This is, of course, true for all societies. But on an island of just 1,560km2, this balancing of inputs with outputs achieves huge rhetorical significance. He mentioned it only once, but 'finite' is not a word commonly deployed by politicians. It suggests that there are certain constraints and limits to the growing wealth that they promise. But on an island where you can see the entire coastline from the highest point, finite is quite an easy concept to come to terms with.
For an island that depended for so long on visitors bringing in cash, using up imported goods whilst they were there and then disposing of most of them before they left, diversifying the economy was a priority issue.
The Mayor's vision was to transform the economic structure from a holidaymaker's playground into a more sustainable island 'system'. It has resulted in the region becoming an environmental innovator and industry cluster of global significance: now exporting its knowledge and expertise to other cities that wish to go along for the ride.
This is ironically reminiscent of the US post-war 'Military-Industrial Complex' characterised by Chomsky et al: a system of massive public subsidy to achieve a specific policy goal (in this case military superiority over the USSR) that stimulates innovation in technology and spawns whole generations of products and ideas that percolate into the consumer market. This brought us velcro and the internet. In Oahu, the City-County have subsidised and cajoled innovative sustainable processes, ideas and products by providing a ready market for the outputs, creating an 'Environmental-Industrial Complex' that now leads the world.
For a politician on the rounds of selling his vision he doesn't dwell long on the sticks but instead focuses on the carrots, designed to incentivise sustainability. Such highlights include:
- Two significant aspirational targets: Achieving a 'zero-waste society' and eliminating the use of fossil fuels (all of which must be imported).
- Investment in developing innovative pathways to renewable energy and energy efficiency.
- Work towards achieving a sustainable community and transport vision to challenge demand for non-renewable energy transport.

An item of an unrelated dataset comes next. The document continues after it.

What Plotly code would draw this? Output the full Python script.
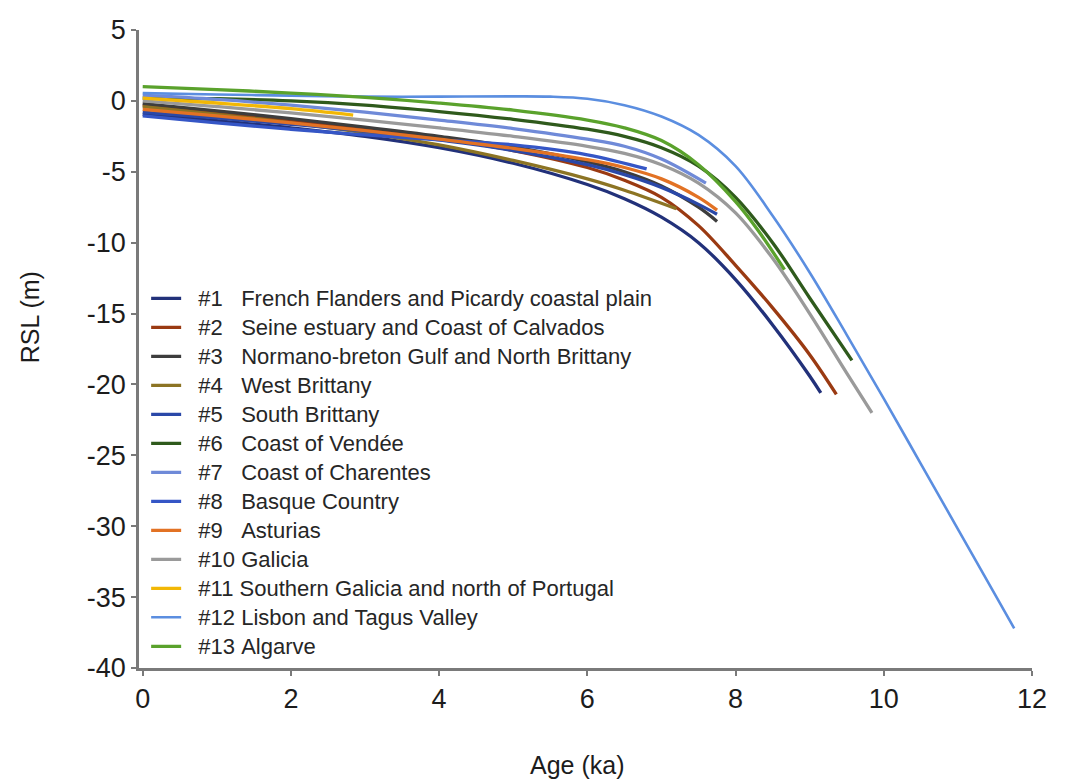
import plotly.graph_objects as go

# ---- data ----
names = [
    "#1", "#2", "#3", "#4", "#5", "#6", "#7", "#8", "#9", "#10", "#11", "#12", "#13",
]
regions = [
    "French Flanders and Picardy coastal plain",
    "Seine estuary and Coast of Calvados",
    "Normano-breton Gulf and North Brittany",
    "West Brittany",
    "South Brittany",
    "Coast of Vendée",
    "Coast of Charentes",
    "Basque Country",
    "Asturias",
    "Galicia",
    "Southern Galicia and north of Portugal",
    "Lisbon and Tagus Valley",
    "Algarve",
]
colors = [
    "#22317a", "#9a3a12", "#3d3d3d", "#8c7424", "#2a48a8", "#2f5a1c", "#6f8ad8",
    "#3556c6", "#e27224", "#9a9a9a", "#f2b705", "#5b8ee0", "#5aa22c",
]
widths = [3.3, 3.3, 3.3, 3.3, 3.3, 3.3, 3.3, 3.3, 3.3, 3.3, 3.3, 2.6, 3.3]

age_1 = [0, 1, 2, 3, 4, 5, 6, 6.5, 7, 7.5, 8, 8.5, 9, 9.15]
rsl_1 = [-0.95, -1.4, -1.9, -2.5, -3.3, -4.4, -5.9, -6.9, -8.2, -10.0, -12.6, -15.8, -19.4, -20.6]
age_2 = [0, 1, 2, 3, 4, 5, 6, 6.5, 7, 7.5, 8, 8.5, 9, 9.36]
rsl_2 = [-0.3, -0.8, -1.35, -1.95, -2.65, -3.5, -4.7, -5.6, -6.8, -8.8, -11.6, -14.6, -17.9, -20.7]
age_3 = [0, 1, 2, 3, 4, 5, 6, 6.5, 7, 7.5, 7.75]
rsl_3 = [-0.2, -0.7, -1.25, -1.85, -2.5, -3.25, -4.3, -5.0, -6.0, -7.5, -8.5]
age_4 = [0, 1, 2, 3, 4, 5, 6, 6.5, 7.2]
rsl_4 = [-0.4, -0.95, -1.55, -2.25, -3.1, -4.2, -5.5, -6.3, -7.6]
age_5 = [0, 1, 2, 3, 4, 5, 6, 6.5, 7, 7.5, 7.75]
rsl_5 = [-0.8, -1.2, -1.65, -2.15, -2.75, -3.5, -4.5, -5.2, -6.1, -7.3, -8.0]
age_6 = [0, 1, 2, 3, 4, 5, 6, 6.5, 7, 7.5, 8, 8.5, 9, 9.57]
rsl_6 = [0.2, 0.15, 0.0, -0.3, -0.75, -1.3, -2.0, -2.5, -3.3, -4.6, -6.8, -10.0, -13.9, -18.3]
age_7 = [0, 1, 2, 3, 4, 5, 6, 6.5, 7, 7.6]
rsl_7 = [0.4, 0.1, -0.3, -0.8, -1.35, -1.95, -2.7, -3.2, -4.1, -5.8]
age_8 = [0, 1, 2, 3, 4, 5, 6, 6.8]
rsl_8 = [-1.05, -1.55, -2.0, -2.4, -2.75, -3.1, -3.8, -4.8]
age_9 = [0, 1, 2, 3, 4, 5, 6, 6.5, 7, 7.5, 7.75]
rsl_9 = [-0.6, -1.05, -1.55, -2.1, -2.7, -3.35, -4.15, -4.7, -5.5, -6.8, -7.7]
age_10 = [0, 1, 2, 3, 4, 5, 6, 6.5, 7, 7.5, 8, 8.5, 9, 9.5, 9.84]
rsl_10 = [0.0, -0.4, -0.85, -1.35, -1.9, -2.5, -3.2, -3.7, -4.5, -5.8, -7.9, -11.1, -15.0, -19.2, -22.0]
age_11 = [0, 1, 2, 2.84]
rsl_11 = [0.2, -0.15, -0.55, -1.0]
age_12 = [0, 1, 2, 3, 4, 5, 5.5, 6, 6.5, 7, 7.5, 8, 8.5, 9, 9.5, 10, 10.5, 11, 11.5, 11.76]
rsl_12 = [0.55, 0.45, 0.37, 0.3, 0.3, 0.32, 0.3, 0.15, -0.3, -1.1, -2.4, -4.6, -8.1, -12.1, -16.5, -21.0, -25.6, -30.2, -34.8, -37.2]
age_13 = [0, 1, 2, 3, 4, 5, 6, 6.5, 7, 7.5, 8, 8.3, 8.66]
rsl_13 = [1.0, 0.8, 0.55, 0.25, -0.15, -0.65, -1.35, -1.9, -2.8, -4.5, -7.1, -9.1, -11.9]

ages = [age_1, age_2, age_3, age_4, age_5, age_6, age_7, age_8, age_9, age_10, age_11, age_12, age_13]
rsls = [rsl_1, rsl_2, rsl_3, rsl_4, rsl_5, rsl_6, rsl_7, rsl_8, rsl_9, rsl_10, rsl_11, rsl_12, rsl_13]

x_ticks = [0, 2, 4, 6, 8, 10, 12]
x_tick_labels = ["0", "2", "4", "6", "8", "10", "12"]
y_ticks = [5, 0, -5, -10, -15, -20, -25, -30, -35, -40]
y_tick_labels = ["5", "0", "-5", "-10", "-15", "-20", "-25", "-30", "-35", "-40"]
x_title = "Age (ka)"
y_title = "RSL (m)"

# ---- figure ----
NB = "\u00a0"
fig = go.Figure()
for num, reg, col, w, xs, ys in zip(names, regions, colors, widths, ages, rsls):
    pad = NB * 3 if len(num) == 2 else NB
    label = '<span style="font-size:22px">' + NB * 2 + num + pad + reg + "</span>"
    fig.add_trace(go.Scatter(
        x=xs, y=ys, mode="lines", name=label,
        line=dict(color=col, width=w, shape="spline", smoothing=1.0),
    ))

axis_col = "#7a7a7a"
text_col = "#1c1c1c"
font_family = "Liberation Sans, Arial, sans-serif"
fig.update_layout(
    width=1079, height=784,
    margin=dict(l=131, r=55, t=22, b=124),
    paper_bgcolor="white", plot_bgcolor="white",
    font=dict(family=font_family, color=text_col),
    showlegend=True,
    legend=dict(
        x=0.008, y=0.61, xanchor="left", yanchor="top",
        font=dict(size=20, family=font_family, color="#262626"),
        bgcolor="rgba(0,0,0,0)", borderwidth=0,
        traceorder="normal", itemclick=False,
    ),
    annotations=[
        dict(text=y_title, xref="paper", yref="paper", x=-0.1226, y=0.549,
             xanchor="center", yanchor="middle", textangle=-90, showarrow=False,
             font=dict(size=25, color=text_col)),
        dict(text=x_title, xref="paper", yref="paper", x=0.4905, y=-0.152,
             xanchor="center", yanchor="middle", showarrow=False,
             font=dict(size=25, color=text_col)),
    ],
)
fig.update_xaxes(
    range=[-0.05, 12], tickvals=x_ticks, ticktext=x_tick_labels,
    showline=True, linecolor=axis_col, linewidth=2.5,
    ticks="outside", ticklen=5, tickwidth=2, tickcolor=axis_col,
    showgrid=False, zeroline=False, automargin=False,
    tickfont=dict(size=27, color=text_col),
)
fig.update_yaxes(
    range=[-40, 5], tickvals=y_ticks, ticktext=y_tick_labels,
    showline=True, linecolor=axis_col, linewidth=2.5,
    ticks="outside", ticklen=5, tickwidth=2, tickcolor=axis_col,
    showgrid=False, zeroline=False, automargin=False,
    tickfont=dict(size=27, color=text_col),
)

fig.write_html("out.html")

- Discounts and incentives for users of electric hybrid cars that are large enough to make the additional investment pay off in the lifetime of the vehicle.
- A program of urban and peri-urban renewal to encourage an outdoor, healthy lifestyle. This includes a significant tribute to Hawaiian culture.
- Waste water recycling and sustainable water usage.
- Sufficient investment in technology to achieve efficient public works, public services and transport management.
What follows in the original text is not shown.